Physiquement, ces équipements se présentent d'une part sous la forme de puces ou « étiquettes électroniques » contenant des informations liées au produit dans lequel elles sont insérées et d'autre part, de lecteurs qui permettent d'interroger ces étiquettes à distance (avec une portée de l'ordre de quelques mètres).

L'ARCEP, par décision 06-0841 du 25 juillet 2006, a autorisé l'utilisation des applications d'identification par radiofréquences (Radio-Frequency IDentification, RFID) dans la bande 865-868 MHz, dont le Ministère de la Défense était jusque là affectataire exclusif. Les dispositifs de radio-identification sont déjà présents en France à d'autres fréquences, mais l'ouverture de cette bande est susceptible de donner un nouvel élan au développement des RFID.

Source : ARCEP

Il apparaît donc clairement à votre commission pour avis, comme l'a fait valoir l'Autorité de régulation des communications électroniques et des postes (ARCEP) dans son avis sur le projet de loi, que l'affectation de ressources spectrales à de nouveaux services de communications électroniques représente « un enjeu sociétal, économique et industriel majeur qui s'inscrit dans le cadre des actions visant l'accès de tous à la société de l'information ». Le Japon l'a bien compris, lui qui a inscrit le dividende numérique dans une stratégie politique volontariste de vaste ampleur pour l'accès aux fréquences radioélectriques par les systèmes mobiles sans fil à haut et très haut débit.

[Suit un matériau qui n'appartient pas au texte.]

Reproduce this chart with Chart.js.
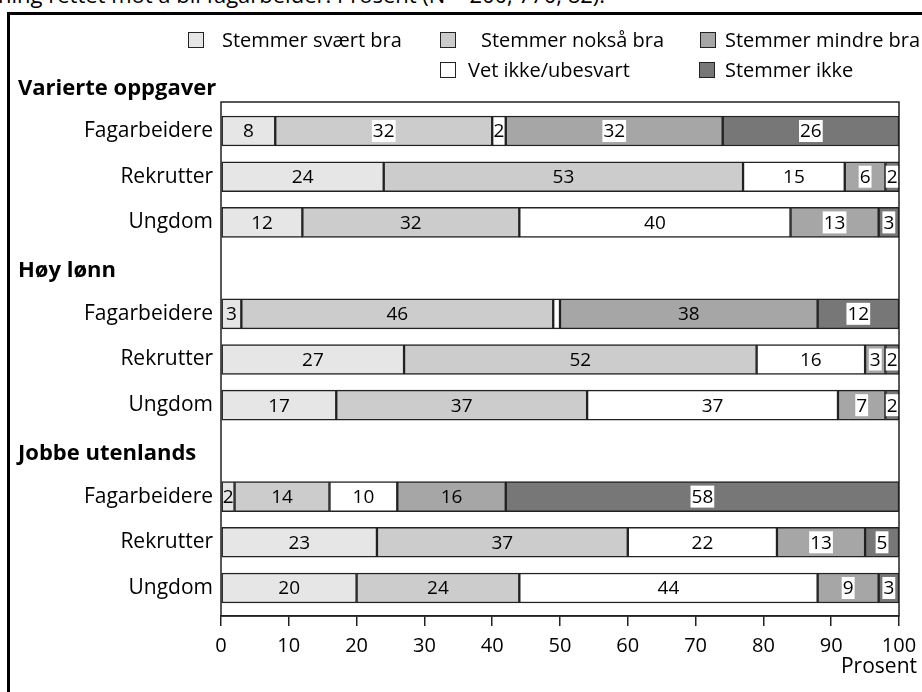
<!DOCTYPE html>
<html>
<head>
<meta charset="utf-8">
<script src="https://cdn.jsdelivr.net/npm/chart.js@4/dist/chart.umd.min.js"></script>
<style>
  html, body { margin:0; padding:0; background:#fff; }
  body { width:922px; height:692px; position:relative; overflow:hidden; font-family:"Open Sans", sans-serif; }
  #caption { position:absolute; left:-2px; top:-17px; font-size:22px; line-height:22px; color:#000; white-space:nowrap; }
  #frame { position:absolute; left:7px; top:12px; width:2000px; height:2000px; border-left:3px solid #000; border-top:3px solid #000; }
  #wrap { position:absolute; left:0; top:0; width:922px; height:692px; }
  .lg-box { position:absolute; width:14px; height:14px; border:1.5px solid #222; }
  .lg-txt { position:absolute; font-size:20px; line-height:20px; color:#000; white-space:nowrap; }
</style>
</head>
<body>
<div id="caption">ning rettet mot å bli fagarbeider. Prosent (N = 200, 770, 82).</div>
<div id="frame"></div>
<div id="wrap"><canvas id="c" width="922" height="692"></canvas></div>
<div id="legend"></div>
<script>
// ---- data ----
const groups = ['Varierte oppgaver', 'Høy lønn', 'Jobbe utenlands'];
const rows = ['Fagarbeidere', 'Rekrutter', 'Ungdom'];
const seriesNames = ['Stemmer svært bra', 'Stemmer nokså bra', 'Vet ikke/ubesvart', 'Stemmer mindre bra', 'Stemmer ikke'];
const svaertBra   = [8, 24, 12,   3, 27, 17,   2, 23, 20];
const noksaaBra   = [32, 53, 32,  46, 52, 37,  14, 37, 24];
const vetIkke     = [2, 15, 40,   1, 16, 37,   10, 22, 44];
const mindreBra   = [32, 6, 13,   38, 3, 7,    16, 13, 9];
const stemmerIkke = [26, 2, 3,    12, 2, 2,    58, 5, 3];
const xTickMin = 0, xTickMax = 100, xTickStep = 10;
const axisUnit = 'Prosent';

// ---- styles ----
const colors = ['#e6e6e6', '#cccccc', '#ffffff', '#a6a6a6', '#777777'];
const labelBoxes = {1: [0], 3: [0, 1, 2, 4, 5, 7, 8], 4: [0, 1, 2, 3, 4, 5, 6, 7, 8]};
const legendLayout = [
  {box: [188, 32], txt: [222, 30]},
  {box: [440, 32], txt: [481, 30]},
  {box: [440, 62], txt: [468, 60]},
  {box: [700, 32], txt: [725, 30]},
  {box: [699, 62], txt: [725, 60]}
];

// row positions on the index axis: each group has a header slot then its rows
const rowPos = [], rowLabels = [], headerPos = [];
groups.forEach((g, gi) => {
  headerPos.push(gi * (rows.length + 1));
  rows.forEach((r, ri) => { rowPos.push(gi * (rows.length + 1) + 1 + ri); rowLabels.push(r); });
});

const seriesValues = [svaertBra, noksaaBra, vetIkke, mindreBra, stemmerIkke];
const datasets = seriesNames.map((name, si) => ({
  label: name,
  data: seriesValues[si].map((v, i) => ({x: v, y: rowPos[i]})),
  backgroundColor: colors[si],
  borderColor: '#222',
  borderWidth: 1.5,
  borderSkipped: false,
  barThickness: 30
}));

// HTML legend
const lg = document.getElementById('legend');
seriesNames.forEach((name, si) => {
  const L = legendLayout[si];
  const b = document.createElement('div'); b.className = 'lg-box';
  b.style.left = L.box[0] + 'px'; b.style.top = L.box[1] + 'px'; b.style.background = colors[si];
  const t = document.createElement('div'); t.className = 'lg-txt';
  t.style.left = L.txt[0] + 'px'; t.style.top = L.txt[1] + 'px'; t.textContent = name;
  lg.appendChild(b); lg.appendChild(t);
});

const decor = {
  id: 'decor',
  afterDatasetsDraw(chart) {
    const ctx = chart.ctx, a = chart.chartArea, ys = chart.scales.y;
    ctx.save();
    // value labels
    ctx.font = '19px "Open Sans"';
    ctx.textAlign = 'center'; ctx.textBaseline = 'middle';
    chart.data.datasets.forEach((ds, di) => {
      const meta = chart.getDatasetMeta(di);
      meta.data.forEach((el, i) => {
        const v = ds.data[i].x;
        if (v < 2) return;
        const p = el.getCenterPoint();
        const txt = String(v);
        if (labelBoxes[di] && labelBoxes[di].includes(i)) {
          const w = ctx.measureText(txt).width;
          ctx.fillStyle = '#fff';
          ctx.fillRect(p.x - w / 2 - 1, p.y - 11, w + 2, 22);
        }
        ctx.fillStyle = '#000';
        ctx.fillText(txt, p.x, p.y + 1);
      });
    });
    // plot frame
    ctx.strokeStyle = '#222'; ctx.lineWidth = 1.5;
    ctx.strokeRect(a.left, a.top, a.right - a.left, a.bottom - a.top);
    // group headers
    ctx.font = 'bold 22px "Open Sans"';
    ctx.textAlign = 'left'; ctx.fillStyle = '#000';
    groups.forEach((g, gi) => {
      ctx.fillText(g, 18, ys.getPixelForValue(headerPos[gi]) + 3);
    });
    // axis unit
    ctx.font = '21px "Open Sans"';
    ctx.textAlign = 'right';
    ctx.fillText(axisUnit, a.right + 18, 667);
    ctx.restore();
  }
};

new Chart(document.getElementById('c'), {
  type: 'bar',
  data: { datasets },
  options: {
    indexAxis: 'y',
    responsive: false,
    animation: false,
    layout: { padding: { top: 102, right: 23, left: 0, bottom: 0 } },
    plugins: { legend: { display: false }, tooltip: { enabled: false } },
    scales: {
      x: {
        type: 'linear', stacked: true, min: xTickMin, max: xTickMax, offset: false,
        ticks: { stepSize: xTickStep, color: '#000', font: { family: 'Open Sans', size: 20 }, padding: 8, maxRotation: 0 },
        grid: { drawOnChartArea: false, drawTicks: true, tickLength: 10, color: '#222', lineWidth: 1.5, offset: false },
        border: { display: true, color: '#222', width: 1.5 },
        afterFit(s) { s.height = 692 - 616; s.paddingRight = 0; s.paddingLeft = 0; }
      },
      y: {
        type: 'linear', stacked: true, reverse: true, offset: false,
        min: 0.365, max: 11.613,
        afterBuildTicks(s) { s.ticks = rowPos.map(v => ({ value: v })); },
        ticks: {
          color: '#000', font: { family: 'Open Sans', size: 21 }, padding: 8, autoSkip: false,
          callback: (value, index) => rowLabels[index]
        },
        grid: { display: false, drawTicks: false, offset: false },
        border: { display: false },
        afterFit(s) { s.width = 221; s.paddingTop = 0; s.paddingBottom = 0; }
      }
    }
  },
  plugins: [decor]
});
</script>
</body>
</html>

C'est dire l'importance qu'accorde votre commission pour avis à conserver au texte de loi le caractère le plus ouvert possible, tant en ce qui concerne les choix de réaffectation des fréquences libérées à différents usages que les besoins éventuels de réaménagement du spectre rendus nécessaires.

A cet égard, votre commission pour avis n'a finalement pas souhaité se saisir de l'article 104 de la loi de 86 (rédigé par l'article 5 du projet de loi) qui prévoit l'octroi d'un canal supplémentaire aux chaînes « historiques » (TF1, M6 et Canal+), en raison du caractère très spécifique du dispositif et en dépit des interrogations que celui-ci a pu susciter, notamment de la part de l'ARCEP, quant à la préemption du dividende numérique.